Seit dem 19. Jahrhundert „waren die Russen durchschnittlich alle 33 Jahre in Kämpfe in oder an der nordeuropäischen Tiefebene verwickelt“, rechnete der britische Buchautor Tim Marshall 2015 in seinem Bestseller mit dem Titel Die Macht der Geographie vor. Aufgrund dieser historischen Erfahrung habe Rußland besonders sensibel auf das Vorrücken der NATO nach Osten reagiert. Marshall ahnte, wie das enden dürfte. Denn: „Wenn eine Großmacht mit einer Bedrohung konfrontiert ist, die sie als existenziell betrachtet, wird sie mit Gewalt reagieren.“
Aus geopolitischer Sicht kam hinzu, daß Sewastopol auf der Krim der einzige jederzeit eisfreie Hafen für Rußland ist. „Präsident Putin hatte eigentlich keine Wahl – er mußte die Krim annektieren, auf der nicht nur viele russischsprachige Ukrainer leben, sondern, viel wichtiger, die auch den Schwarzmeerhafen Sewastopol beherbergt.“
Darüber hinaus dürfte bei der Expansion Rußlands nach Westen die Schwäche im russischen Fernen Osten eine wichtige Rolle spielen. „Es ist gut möglich, daß China auf lange Sicht die Kontrolle über Teile Sibiriens erlangt, allerdings aufgrund sinkender russischer Geburtenraten und chinesischer Emigration Richtung Norden.“ Bereits heute haben sich viele chinesische Unternehmen in Rußland angesiedelt.
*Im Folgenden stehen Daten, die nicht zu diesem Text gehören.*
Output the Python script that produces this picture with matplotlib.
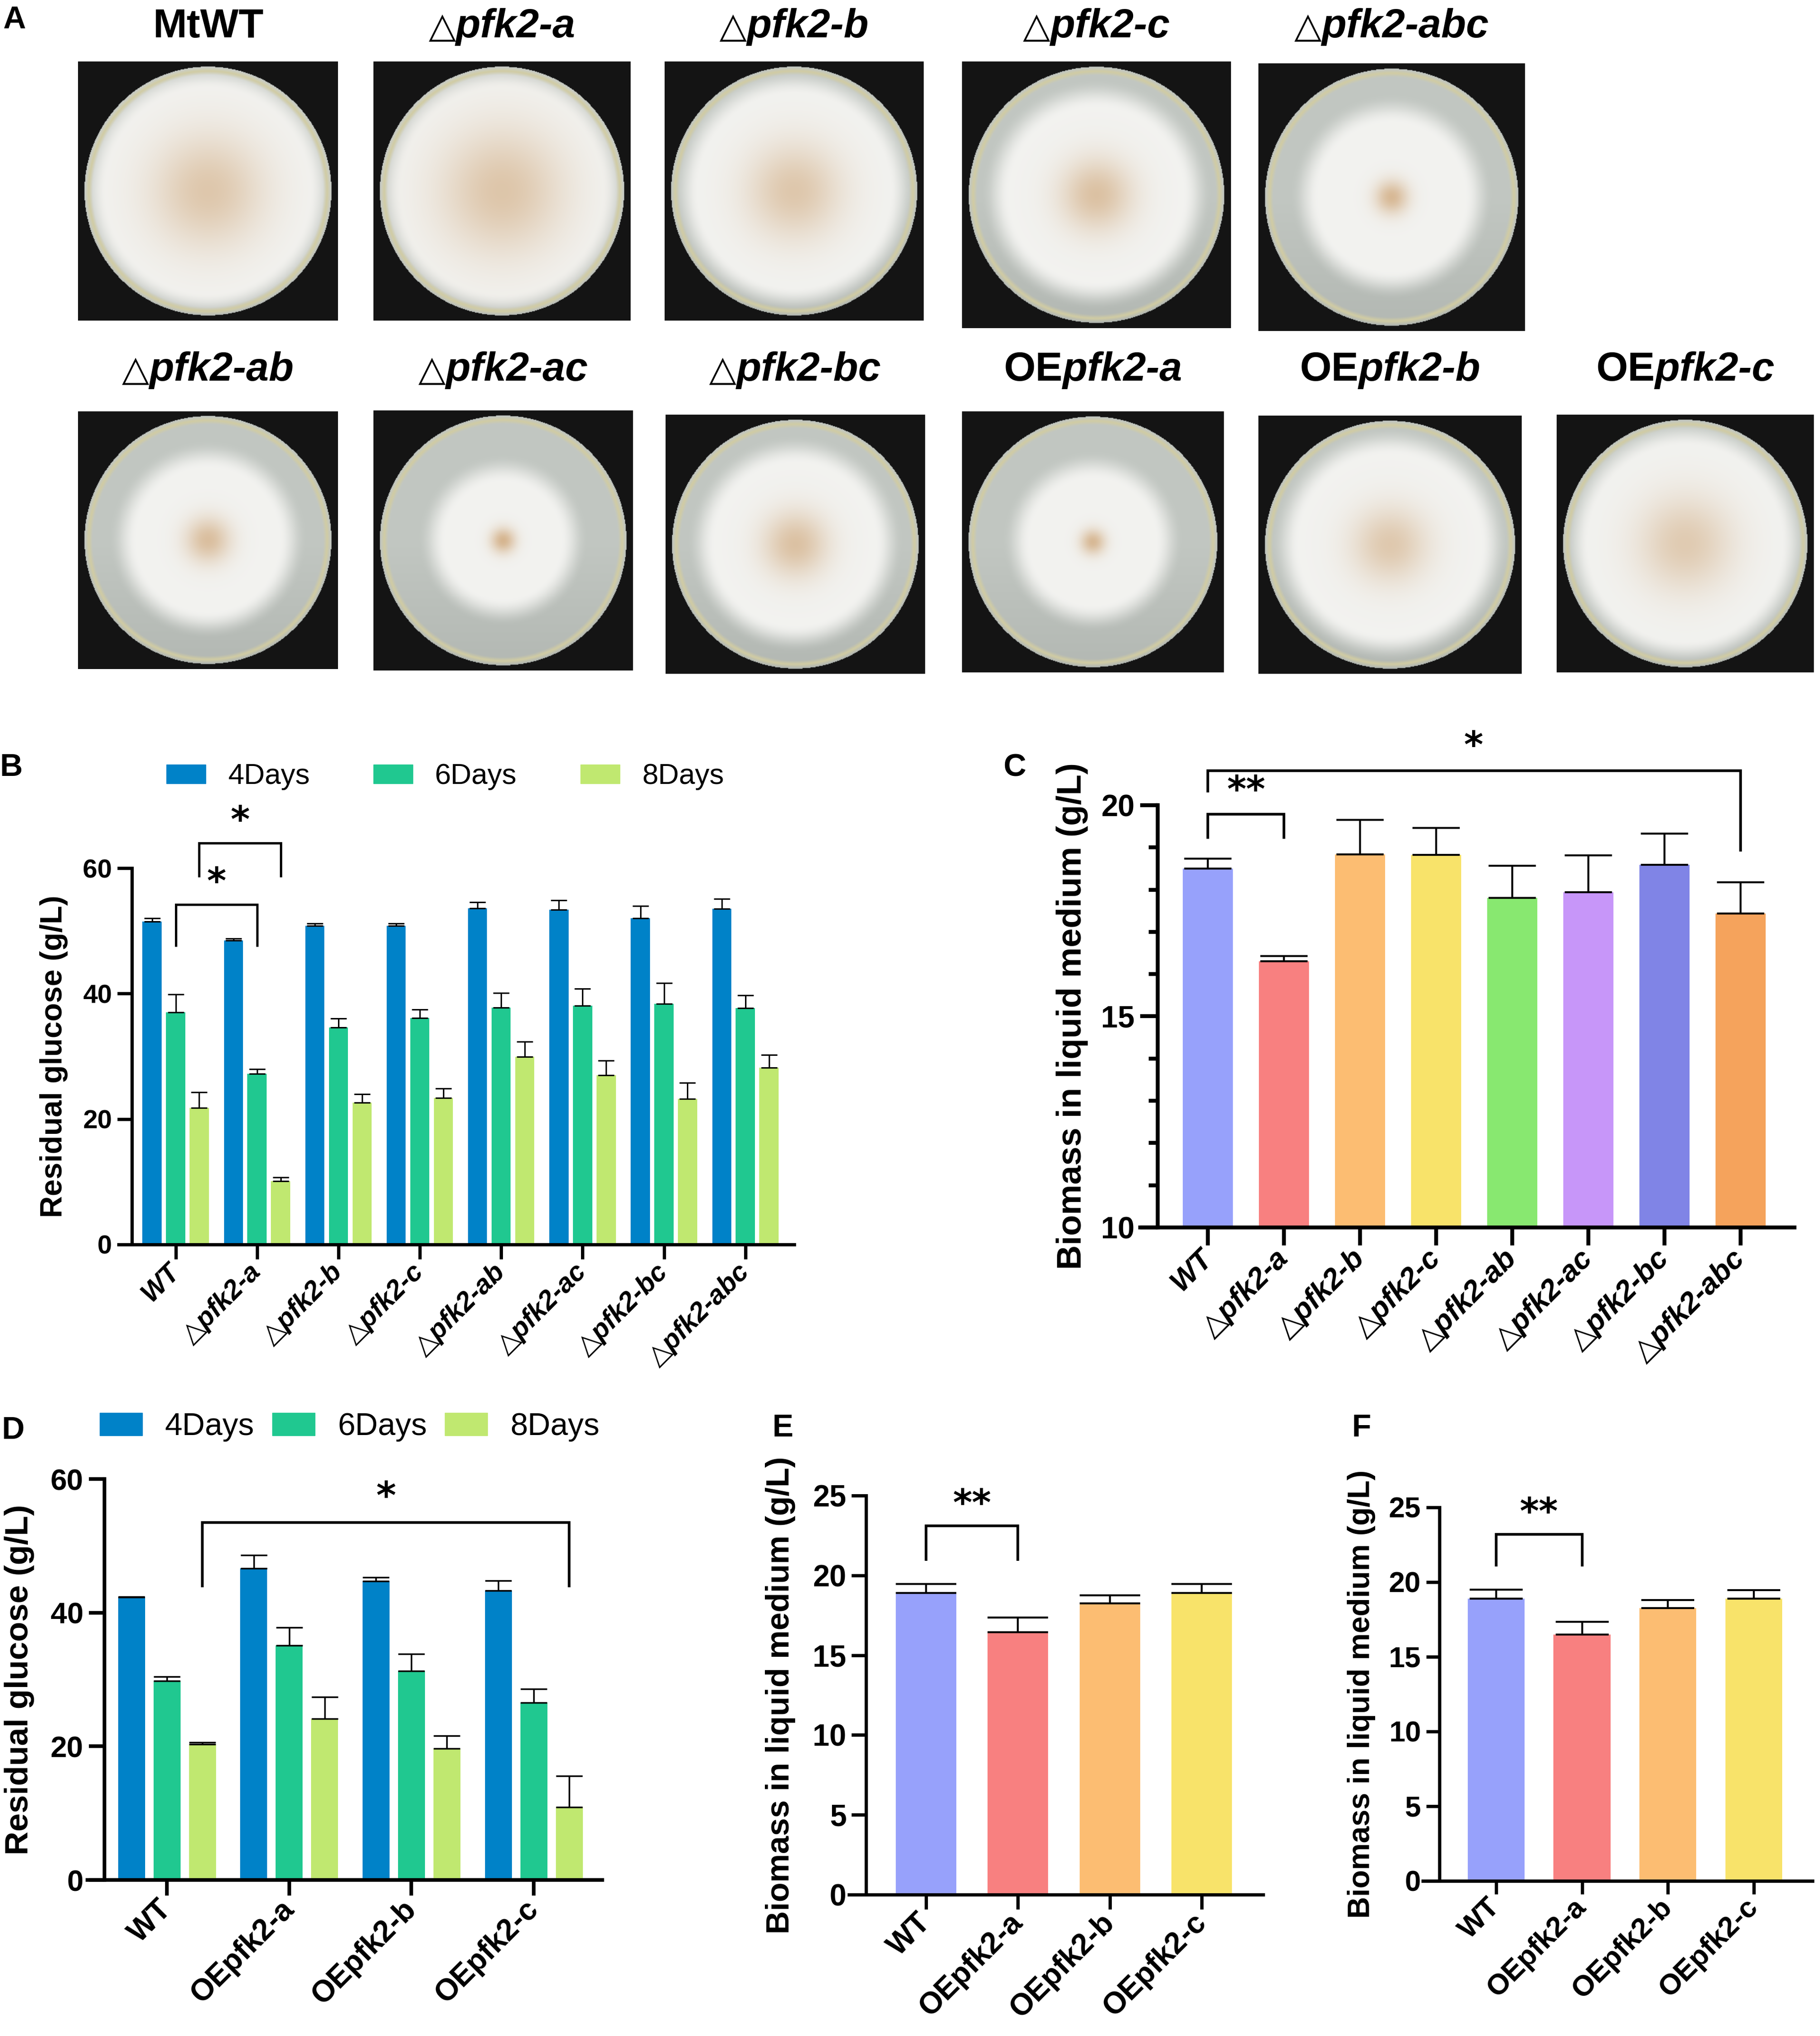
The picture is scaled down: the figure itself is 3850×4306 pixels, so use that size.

Marshall prognostiziert daher, daß „die leeren, sich entvölkernden Landstriche des russischen Fernen Ostens unter eine chinesische kulturelle und schließlich politische Oberherrschaft geraten“.
Literatur: Tim Marshall: Die Macht der Geographie. Wie sich Weltpolitik anhand von 10 Karten erklären lässt. München 2022.